By Bruno Waterfield, agencies
3:58PM GMT 05 Feb 2013
Enda Kenny, the Irish Prime Minister, admitted that 2,124 women detained in the laundries had been incarcerated by the state authorities and offered his sympathy without offering the financial compensation that survivors have demanded.
“To those residents who went into the Magdalene laundries from a variety of ways, 26 per cent from state involvement, I’m sorry for those people that they lived in that kind of environment,” he said.
Girls and young women who were homeless, orphaned or deemed to be “troubled” or morally “fallen” were ordered by the Irish courts to work unpaid in the laundries run by three orders of Catholic nuns.
Some women were forced into Magdalene laundries for crimes as minor as not paying for a train ticket. Police officers could arrest a girl or a woman without warrant if she was being recalled to the laundry or if she had run away.
On admission to the laundries, each woman had her Christian name changed and her surname was unused.
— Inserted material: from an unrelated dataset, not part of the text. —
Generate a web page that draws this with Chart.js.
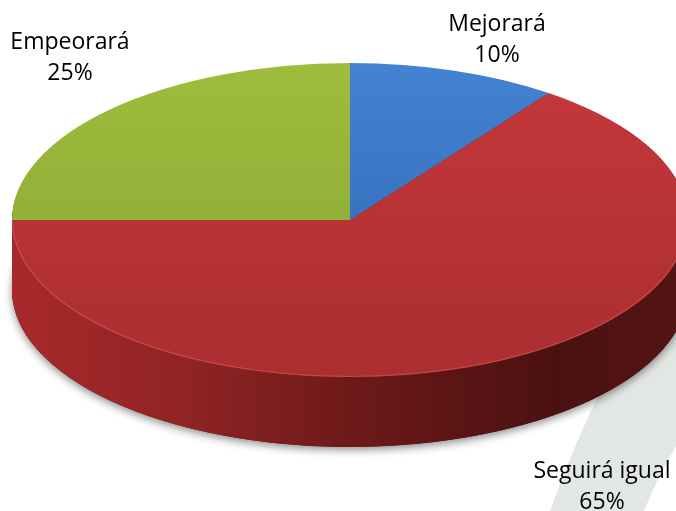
<!DOCTYPE html>
<html>
<head>
<meta charset="utf-8">
<script src="https://cdn.jsdelivr.net/npm/chart.js@4/dist/chart.umd.min.js"></script>
<style>
  html, body { margin: 0; padding: 0; background: #fff; }
  #wrap { width: 676px; height: 511px; position: relative; }
</style>
</head>
<body>
<div id="wrap"><canvas id="chart"></canvas></div>
<script>
const labels = ["Mejorará", "Seguirá igual", "Empeorará"];
const values = [10, 65, 25];

// colours: top face (light, dark) and side
const topLight = ["#4383d2", "#c4383b", "#9ebd3d"];
const topDark = ["#2e63ad", "#ab2e30", "#86a433"];
const sideColor = ["#1f4a80", null, "#5e7524"];

// placement of the flattened pie
const RX = 338, RY = 157, DEPTH = 70;
const labelPos = [[497, 24], [602, 471], [70, 42]];

function topGradient(ctx) {
  const chart = ctx.chart;
  const i = ctx.dataIndex;
  const a = chart.chartArea;
  if (!a) return topLight[i];
  const cy = (a.top + a.bottom) / 2;
  const r = Math.min(a.right - a.left, a.bottom - a.top) / 2;
  const g = chart.ctx.createLinearGradient(0, cy - r, 0, cy + r);
  g.addColorStop(0, topLight[i]);
  g.addColorStop(1, topDark[i]);
  return g;
}

const pie3d = {
  id: "pie3d",
  beforeDraw(chart) {
    const c = chart.ctx;
    // light grey swoosh in the background
    c.save();
    c.fillStyle = "#e3e7e3";
    c.beginPath();
    c.moveTo(676, 262);
    c.quadraticCurveTo(596, 380, 550, 511);
    c.lineTo(644, 511);
    c.quadraticCurveTo(658, 476, 676, 446);
    c.closePath();
    c.fill();
    c.restore();
  },
  beforeDatasetsDraw(chart) {
    const c = chart.ctx;
    const arcs = chart.getDatasetMeta(0).data;
    const { x: cx, y: cy, outerRadius: r } = arcs[0];
    const sx = RX / r, sy = RY / r;

    const wedge = (arc, dy) => {
      c.save();
      c.translate(cx, cy + dy);
      c.scale(sx, sy);
      c.beginPath();
      c.moveTo(0, 0);
      c.arc(0, 0, r, arc.startAngle, arc.endAngle);
      c.closePath();
      c.restore();
    };

    // shadow under the pie
    c.save();
    c.shadowColor = "rgba(0,0,0,0.45)";
    c.shadowBlur = 9;
    c.shadowOffsetY = 3;
    c.fillStyle = "#4a1111";
    c.beginPath();
    c.ellipse(cx, cy + DEPTH, RX, RY, 0, 0, Math.PI * 2);
    c.fill();
    c.restore();

    // side walls, slices at the front drawn last
    const side = c.createLinearGradient(cx - RX, 0, cx + RX, 0);
    side.addColorStop(0, "#a8292b");
    side.addColorStop(0.25, "#912424");
    side.addColorStop(0.5, "#6e1919");
    side.addColorStop(0.8, "#4b1111");
    side.addColorStop(1, "#561414");
    const order = arcs.map((a, i) => i).sort((p, q) => {
      const m = (a) => Math.sin((a.startAngle + a.endAngle) / 2);
      return m(arcs[p]) - m(arcs[q]);
    });
    for (let d = DEPTH; d >= 1; d--) {
      order.forEach((i) => {
        wedge(arcs[i], d);
        c.fillStyle = sideColor[i] || side;
        c.fill();
      });
    }

    // flatten the pie drawn by Chart.js
    c.save();
    c.translate(cx, cy);
    c.scale(sx, sy);
    c.translate(-cx, -cy);
  },
  afterDatasetsDraw(chart) {
    const c = chart.ctx;
    c.restore();
    const { x: cx, y: cy } = chart.getDatasetMeta(0).data[0];
    // light rim along the front edge
    c.save();
    c.strokeStyle = "rgba(230,105,105,0.45)";
    c.lineWidth = 1.2;
    c.beginPath();
    c.ellipse(cx, cy, RX - 0.5, RY - 0.5, 0, 0.02, Math.PI - 0.02);
    c.stroke();
    c.restore();
  },
  afterDraw(chart) {
    const c = chart.ctx;
    c.save();
    c.fillStyle = "#000";
    c.font = "23px 'Open Sans', sans-serif";
    c.textAlign = "center";
    c.textBaseline = "middle";
    labels.forEach((name, i) => {
      const [x, y] = labelPos[i];
      c.fillText(name, x, y);
      c.fillText(values[i] + "%", x, y + 31);
    });
    c.restore();
  }
};

new Chart(document.getElementById("chart"), {
  type: "pie",
  data: {
    labels: labels,
    datasets: [{
      data: values,
      backgroundColor: topGradient,
      borderWidth: 0
    }]
  },
  options: {
    responsive: true,
    maintainAspectRatio: false,
    animation: false,
    events: [],
    layout: { padding: { left: 24, right: 0, top: 0, bottom: 71 } },
    plugins: {
      legend: { display: false },
      tooltip: { enabled: false }
    }
  },
  plugins: [pie3d]
});
</script>
</body>
</html>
Most former inmates have since died.
The women passed through the state subsidised laundries had to wash clothing and bedding for bodies ranging from the Irish army to hotel groups without any pay.
Mr Kenny criticised previous government for failing to clear the names and reputations of the women put to work in the institutions from the period beginning with Irelandﾒs independence in 1922 to 1996, when the last laundry closed in Dublin.
“That the stigma, that the branding together of the residents, all 10,000 needs to be removed and should have been removed long before this and I’m really sorry that that never happened, and I regret that never happened,” he said.
“I’m sorry that this release of pressure and understanding of so many of those women was not done before this, because they were branded as being the fallen women, as they were referred to in this state.”
Surviving women who were held in the laundries have rejected the apology and demanded a fuller admission of responsibility from government and the religious orders involved.
“That is not an apology,” said Maureen Sullivan, of Magdalene Survivors Together group.
Mary Smyth, another survivor, described she endured inhumane conditions in a laundry, which she said was worse than being in prison. “I will go to the grave with what happened. It will never ever leave me,” she said.
Steven O’Riordain, a representative of the Magdalene Survivors Together group warned some women will go on hunger strike if the government does not meet their demands for compensation after an Irish parliament debate in two weeks.
“There is a possibility that this will happen. Many of them say they are at that age now where they have nothing to lose if the government fails to set up a scheme that will give some compensation for what happened to them,” he said.
The apology followed the publication on Tuesday of report by Dr Martin McAleese, an Irish senator, that was commissioned in 2011 after the UN Committee Against Torture called for an inquiry into the treatment Mgadalene women and girls.
Dr McAleese found “no evidence” to support the “wholly inaccurate characterisation” of laundry inmates as “fallen women” who were referred to the workhouses on welfare grounds because they were poor, homeless, mentally or physically disable or had been kicked out of their homes.
“None of us can begin to imagine the confusion and fear experienced by these young girls, in many cases little more than children,” wrote Dr McAleese in the introduction to the report.
“Not knowing why they were there, feeling abandoned, wondering whether they had done something wrong and not knowing when, if ever, they would get out to and see their families again.”
The religious orders, the Sisters of Our Lady of Charity, the Sisters of Mercy, the Religious Sisters of Charity and the Sisters of the Good Shepherd have also apologised.
“We have become increasingly aware that whereas our intention was to provide refuge and a safe haven, the impact on some who have experienced our care has been something different. We are aware that for some, their experience of our care has been deeply wounding, we deeply regret this,” said a joint statement.